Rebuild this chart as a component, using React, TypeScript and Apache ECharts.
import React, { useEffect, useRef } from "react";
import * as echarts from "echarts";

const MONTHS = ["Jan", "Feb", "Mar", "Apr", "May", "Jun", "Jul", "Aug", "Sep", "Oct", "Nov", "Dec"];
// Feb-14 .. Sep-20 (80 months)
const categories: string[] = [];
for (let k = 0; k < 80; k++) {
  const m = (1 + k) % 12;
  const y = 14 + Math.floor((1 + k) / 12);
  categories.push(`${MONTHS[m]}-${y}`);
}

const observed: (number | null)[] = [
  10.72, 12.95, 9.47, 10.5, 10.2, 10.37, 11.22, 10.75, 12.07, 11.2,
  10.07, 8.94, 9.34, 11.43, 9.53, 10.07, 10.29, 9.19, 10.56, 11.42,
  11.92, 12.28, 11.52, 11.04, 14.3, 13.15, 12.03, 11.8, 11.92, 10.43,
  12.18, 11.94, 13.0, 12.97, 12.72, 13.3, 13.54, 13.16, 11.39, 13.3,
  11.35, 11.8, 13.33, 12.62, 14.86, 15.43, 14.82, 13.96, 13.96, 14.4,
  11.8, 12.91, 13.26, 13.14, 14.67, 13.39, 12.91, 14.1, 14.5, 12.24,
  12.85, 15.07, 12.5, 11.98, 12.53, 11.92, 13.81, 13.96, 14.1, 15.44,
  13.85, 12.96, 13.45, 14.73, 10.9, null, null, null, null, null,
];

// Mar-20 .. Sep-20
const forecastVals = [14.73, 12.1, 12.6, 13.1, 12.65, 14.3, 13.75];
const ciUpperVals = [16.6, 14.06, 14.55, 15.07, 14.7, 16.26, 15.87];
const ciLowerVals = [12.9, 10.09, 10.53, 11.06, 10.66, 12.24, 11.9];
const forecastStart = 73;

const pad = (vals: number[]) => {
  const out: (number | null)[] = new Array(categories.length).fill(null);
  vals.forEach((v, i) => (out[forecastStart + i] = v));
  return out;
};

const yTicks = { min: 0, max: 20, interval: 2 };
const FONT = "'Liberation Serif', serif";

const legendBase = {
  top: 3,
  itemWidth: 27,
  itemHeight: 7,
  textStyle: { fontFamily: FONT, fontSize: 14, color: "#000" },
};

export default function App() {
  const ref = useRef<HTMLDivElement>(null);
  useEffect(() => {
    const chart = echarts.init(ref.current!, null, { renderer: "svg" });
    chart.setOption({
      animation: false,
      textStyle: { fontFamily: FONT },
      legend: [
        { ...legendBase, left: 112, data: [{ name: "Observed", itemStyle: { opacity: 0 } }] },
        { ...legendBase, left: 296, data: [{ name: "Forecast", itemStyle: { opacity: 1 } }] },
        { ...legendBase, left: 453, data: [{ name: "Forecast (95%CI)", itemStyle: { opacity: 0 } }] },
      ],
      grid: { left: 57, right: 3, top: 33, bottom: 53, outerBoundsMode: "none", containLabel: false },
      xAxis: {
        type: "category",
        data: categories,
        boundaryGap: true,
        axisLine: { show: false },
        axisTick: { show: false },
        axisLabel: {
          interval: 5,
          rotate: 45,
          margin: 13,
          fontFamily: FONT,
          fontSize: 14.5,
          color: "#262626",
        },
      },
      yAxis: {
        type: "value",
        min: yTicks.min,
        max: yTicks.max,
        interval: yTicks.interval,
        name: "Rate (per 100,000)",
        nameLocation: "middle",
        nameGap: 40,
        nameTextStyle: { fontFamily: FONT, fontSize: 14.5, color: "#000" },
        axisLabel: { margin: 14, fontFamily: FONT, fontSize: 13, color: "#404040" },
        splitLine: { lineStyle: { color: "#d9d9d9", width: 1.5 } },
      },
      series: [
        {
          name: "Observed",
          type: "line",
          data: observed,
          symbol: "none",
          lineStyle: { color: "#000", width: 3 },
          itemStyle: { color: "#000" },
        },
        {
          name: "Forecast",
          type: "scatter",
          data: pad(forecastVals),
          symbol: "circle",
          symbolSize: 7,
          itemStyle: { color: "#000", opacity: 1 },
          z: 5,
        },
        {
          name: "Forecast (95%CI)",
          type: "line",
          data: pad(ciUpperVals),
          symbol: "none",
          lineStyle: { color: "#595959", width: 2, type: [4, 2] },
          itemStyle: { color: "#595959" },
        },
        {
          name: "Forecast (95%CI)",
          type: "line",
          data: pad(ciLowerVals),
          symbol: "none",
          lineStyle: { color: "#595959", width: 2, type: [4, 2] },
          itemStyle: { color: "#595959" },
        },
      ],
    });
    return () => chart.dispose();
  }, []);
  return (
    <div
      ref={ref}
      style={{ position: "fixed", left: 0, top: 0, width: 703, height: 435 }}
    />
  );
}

* * * * * * * * *

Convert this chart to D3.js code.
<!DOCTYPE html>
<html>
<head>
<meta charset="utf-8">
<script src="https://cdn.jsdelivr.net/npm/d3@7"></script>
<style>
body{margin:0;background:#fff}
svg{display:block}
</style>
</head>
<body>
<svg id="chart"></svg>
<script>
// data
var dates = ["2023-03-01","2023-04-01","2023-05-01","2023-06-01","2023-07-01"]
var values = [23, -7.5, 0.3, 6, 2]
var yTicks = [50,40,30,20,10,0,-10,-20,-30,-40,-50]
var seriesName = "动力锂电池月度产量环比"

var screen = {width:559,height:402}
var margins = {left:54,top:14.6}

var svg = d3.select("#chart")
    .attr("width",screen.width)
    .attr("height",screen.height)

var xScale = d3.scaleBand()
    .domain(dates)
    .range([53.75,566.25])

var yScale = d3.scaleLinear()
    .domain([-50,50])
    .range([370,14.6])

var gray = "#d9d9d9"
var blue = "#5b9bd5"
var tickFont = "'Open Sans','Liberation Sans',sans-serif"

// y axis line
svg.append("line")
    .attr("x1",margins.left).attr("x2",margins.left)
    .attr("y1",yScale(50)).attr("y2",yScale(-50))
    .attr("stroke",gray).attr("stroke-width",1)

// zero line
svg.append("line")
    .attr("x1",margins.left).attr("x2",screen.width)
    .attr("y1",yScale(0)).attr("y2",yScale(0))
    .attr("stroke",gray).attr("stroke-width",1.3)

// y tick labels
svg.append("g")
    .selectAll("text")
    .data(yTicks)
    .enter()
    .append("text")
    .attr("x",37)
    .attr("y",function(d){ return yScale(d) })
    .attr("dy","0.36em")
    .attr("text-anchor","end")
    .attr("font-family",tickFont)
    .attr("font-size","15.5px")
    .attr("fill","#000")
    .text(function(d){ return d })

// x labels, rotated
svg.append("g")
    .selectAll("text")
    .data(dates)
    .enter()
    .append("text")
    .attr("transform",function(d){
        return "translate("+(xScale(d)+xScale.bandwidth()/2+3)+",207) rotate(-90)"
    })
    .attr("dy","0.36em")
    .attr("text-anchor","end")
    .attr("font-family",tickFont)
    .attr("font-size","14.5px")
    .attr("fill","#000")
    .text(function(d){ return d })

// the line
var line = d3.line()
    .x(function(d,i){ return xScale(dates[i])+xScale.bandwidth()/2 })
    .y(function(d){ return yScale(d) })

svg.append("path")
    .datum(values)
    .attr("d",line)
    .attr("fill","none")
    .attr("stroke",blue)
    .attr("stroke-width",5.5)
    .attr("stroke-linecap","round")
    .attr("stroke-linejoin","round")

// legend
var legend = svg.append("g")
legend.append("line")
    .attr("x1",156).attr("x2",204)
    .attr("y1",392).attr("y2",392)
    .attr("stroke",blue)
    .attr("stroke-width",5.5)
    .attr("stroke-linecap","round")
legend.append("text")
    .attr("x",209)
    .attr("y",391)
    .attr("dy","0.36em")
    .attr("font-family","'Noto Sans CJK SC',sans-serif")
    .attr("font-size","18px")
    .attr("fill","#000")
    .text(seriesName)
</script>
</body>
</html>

* * * * * * * * *

Using the data above, extract exactly the lines from the one that holds "Rebuild this chart" to the one that holds "import * as", both ends included, and no others.

Rebuild this chart as a component, using React, TypeScript and Apache ECharts.
import React, { useEffect, useRef } from "react";
import * as echarts from "echarts";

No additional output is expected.